An opportunity has knocked, as they say, and though it’s sooner than he would have liked, you have to strike when the iron is hot, as they also say. He is fond of his sayings. He grew up in a house where the adages were in Italian, so the English ones hold more allure for him. A house for sale in Great Kills. Cheap.
Why the discount?
“Older couple, no kids. Died within a month of each other. They were renting from the bank. No one can remember why we own it in the first place. Couple lived there for forty years. We want to sell it,” whispers Tiny Terrio into the other end of the phone. Tiny works at a bank on Staten Island. The bank that wants to sell the house. A bank that could give them the mortgage, Tiny mentions, if they can move quickly and if they have ten thousand dollars to put down.
Michael hangs up the phone and frowns. He is nine thousand dollars short. The door to their apartment opens and Gail walks in. Her blue eyes are blood-shot and her face is blotchy. She has been crying.
“I’m pregna
nt,” she says.
There are no coincidences in life. Michael isn’t sure if this is a saying or not, but it’s what he believes. You do not get a phone call from your best friend about a house in one minute and your wife telling you she’s pregnant in the next for no reason at all. The next day Michael has off, Enzo picks him up and they drive across the Verrazano together.

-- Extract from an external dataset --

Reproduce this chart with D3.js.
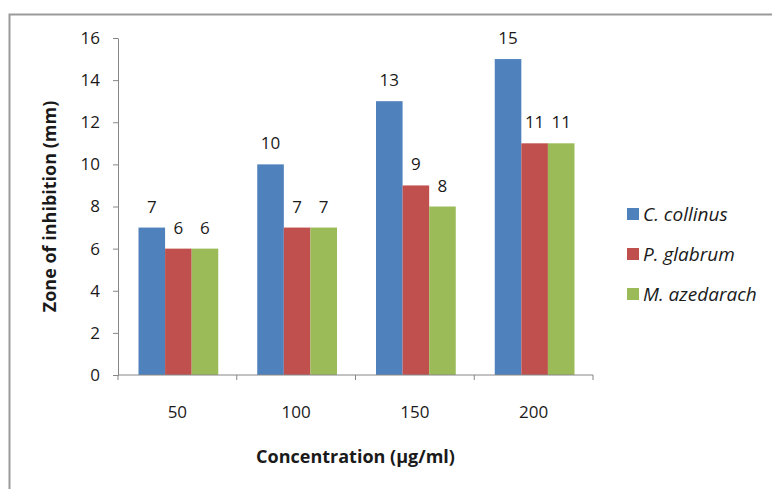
<!DOCTYPE html>
<html>
<head>
<meta charset="utf-8">
<script src="https://cdn.jsdelivr.net/npm/d3@7"></script>
<style>
  html, body { margin: 0; padding: 0; background: #fff; }
  svg { display: block; font-family: "Open Sans", Lato, sans-serif; }
</style>
</head>
<body>
<svg id="chart" width="772" height="489"></svg>
<script>
// Zone of inhibition by extract concentration
const categories = ["50", "100", "150", "200"];
const seriesNames = ["C. collinus", "P. glabrum", "M. azedarach"];
const cCollinus = [7, 10, 13, 15];
const pGlabrum = [6, 7, 9, 11];
const mAzedarach = [6, 7, 8, 11];
const yTicks = [0, 2, 4, 6, 8, 10, 12, 14, 16];
const colors = ["#4F81BD", "#C0504D", "#9BBB59"];

const seriesValues = [cCollinus, pGlabrum, mAzedarach];
const table = categories.map((c, i) => ({
  cat: c,
  vals: seriesNames.map((s, j) => ({ name: s, value: seriesValues[j][i], color: colors[j] }))
}));

const svg = d3.select("#chart");
const FONT = "'Open Sans', Lato, sans-serif";

// outer frame (top and left edges)
svg.append("path")
  .attr("d", "M9.5,489 V14.5 H772")
  .attr("fill", "none")
  .attr("stroke", "#9a9a9a")
  .attr("stroke-width", 2);

const plot = { left: 118, right: 593, top: 38, bottom: 375 };

const x = d3.scaleBand().domain(categories).range([plot.left, plot.right]);
const inner = d3.scaleBand().domain(seriesNames).range([20.5, x.bandwidth() - 18.5]);
const y = d3.scaleLinear().domain([0, 16]).range([plot.bottom, plot.top]);

// bars
const groups = svg.append("g").selectAll("g").data(table).join("g")
  .attr("transform", d => `translate(${x(d.cat)},0)`);

groups.selectAll("rect").data(d => d.vals).join("rect")
  .attr("x", d => inner(d.name))
  .attr("width", inner.bandwidth())
  .attr("y", d => y(d.value))
  .attr("height", d => y(0) - y(d.value))
  .attr("fill", d => d.color);

groups.selectAll("text").data(d => d.vals).join("text")
  .attr("x", d => inner(d.name) + inner.bandwidth() / 2)
  .attr("y", d => y(d.value) - 15)
  .attr("text-anchor", "middle")
  .attr("font-size", 17)
  .attr("fill", "#1a1a1a")
  .text(d => d.value);

// y axis
const yAxis = svg.append("g")
  .attr("transform", `translate(${plot.left},0)`)
  .call(d3.axisLeft(y).tickValues(yTicks).tickSize(5).tickPadding(13).tickSizeOuter(0));
yAxis.select(".domain").attr("stroke", "#868686");
yAxis.selectAll(".tick line").attr("stroke", "#868686");
yAxis.selectAll(".tick text").attr("font-size", 17).attr("fill", "#1a1a1a").attr("font-family", FONT);

// x axis with ticks on category boundaries
const xAxisG = svg.append("g").attr("transform", `translate(0,${plot.bottom})`);
xAxisG.append("line")
  .attr("x1", plot.left).attr("x2", plot.right)
  .attr("stroke", "#868686");
const boundaries = categories.map(c => x(c)).concat([x(categories[categories.length - 1]) + x.bandwidth()]);
xAxisG.selectAll("line.tk").data(boundaries).join("line")
  .attr("class", "tk")
  .attr("x1", d => d).attr("x2", d => d)
  .attr("y1", 0).attr("y2", 5)
  .attr("stroke", "#868686");
xAxisG.selectAll("text").data(categories).join("text")
  .attr("x", d => x(d) + x.bandwidth() / 2)
  .attr("y", 43)
  .attr("text-anchor", "middle")
  .attr("font-size", 17)
  .attr("fill", "#1a1a1a")
  .text(d => d);

// axis titles
svg.append("text")
  .attr("x", (plot.left + plot.right) / 2)
  .attr("y", 463)
  .attr("text-anchor", "middle")
  .attr("font-size", 18)
  .attr("font-weight", "bold")
  .attr("fill", "#1a1a1a")
  .text("Concentration (µg/ml)");

svg.append("text")
  .attr("transform", `translate(56,${(plot.top + plot.bottom) / 2}) rotate(-90)`)
  .attr("text-anchor", "middle")
  .attr("font-size", 18)
  .attr("font-weight", "bold")
  .attr("fill", "#1a1a1a")
  .text("Zone of inhibition (mm)");

// legend
const legend = svg.append("g").attr("transform", "translate(627,214)");
const items = legend.selectAll("g").data(seriesNames).join("g")
  .attr("transform", (d, i) => `translate(0,${i * 40})`);
items.append("rect")
  .attr("x", 0).attr("y", -6)
  .attr("width", 12).attr("height", 12)
  .attr("fill", (d, i) => colors[i]);
items.append("text")
  .attr("x", 16).attr("y", 6.5)
  .attr("font-size", 19)
  .attr("font-style", "italic")
  .attr("fill", "#1a1a1a")
  .text(d => d);
</script>
</body>
</html>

The bridge is beautiful, a majestic baby blue span in the sky, soaring above a strip of water called the Narrows, giving all who cross it a panoramic view of New Jersey, then Staten Island, Jersey again, New York Harbor, the Manhattan skyline, the low-lying infinitude of Brooklyn, and finally, a glimpse of eternity in the Atlantic Ocean. It is a bridge that explains New York, reveals why it soared to greatness in the first place. It’s a bridge that should be loved, but somewhere deep inside him, Michael is starting to hate it. He is starting to think that Gus Feeney was right: it’s going to ruin Staten Island.
The car descends on the Staten Island side of the bridge and Michael feels peaceful, happy to be in a place more green than gray. They meet Tiny on a dead-end street in Great Kills. Wirra Lane. It’s a little farther out than Michael would like. His parents’ house, in Dongan Hills, is ten minutes closer to the bridge. The house is run down, will need some work. The backyard has been neglected for years. Weeds and bushes grow unimpeded. But the structure is sound. There are three bedrooms, a basement, a nice-size kitchen with a quaint bay window. It’s two quick turns from Hylan Boulevard, the thoroughfare that runs the entire length of the South Shore. They’d need a car, obviously, but if they had one, they could be at his parents’ house in four turns. The street is a good one; there’s space between the houses. When they drove up, a flock of young kids was playing Wiffle ball at the end of the street. Not a lot of car traffic. Bicycles lie unguarded in front of houses.
They stand outside, the three of them, and consider the house.
“Tiny, excuse,” Enzo says. He puts his heavy butcher’s hand on Michael’s shoulder and guides him to the side of the house. Michael looks over his shoulder at Tiny, who is leaning against his car, gently pulling at the knot of his tie. It is humid; they are all sweating.
“Take it,” Enzo says. He smells of sausage, of chicken and pork, of bone and blood. His English regresses when he’s being urgent. “You take it.”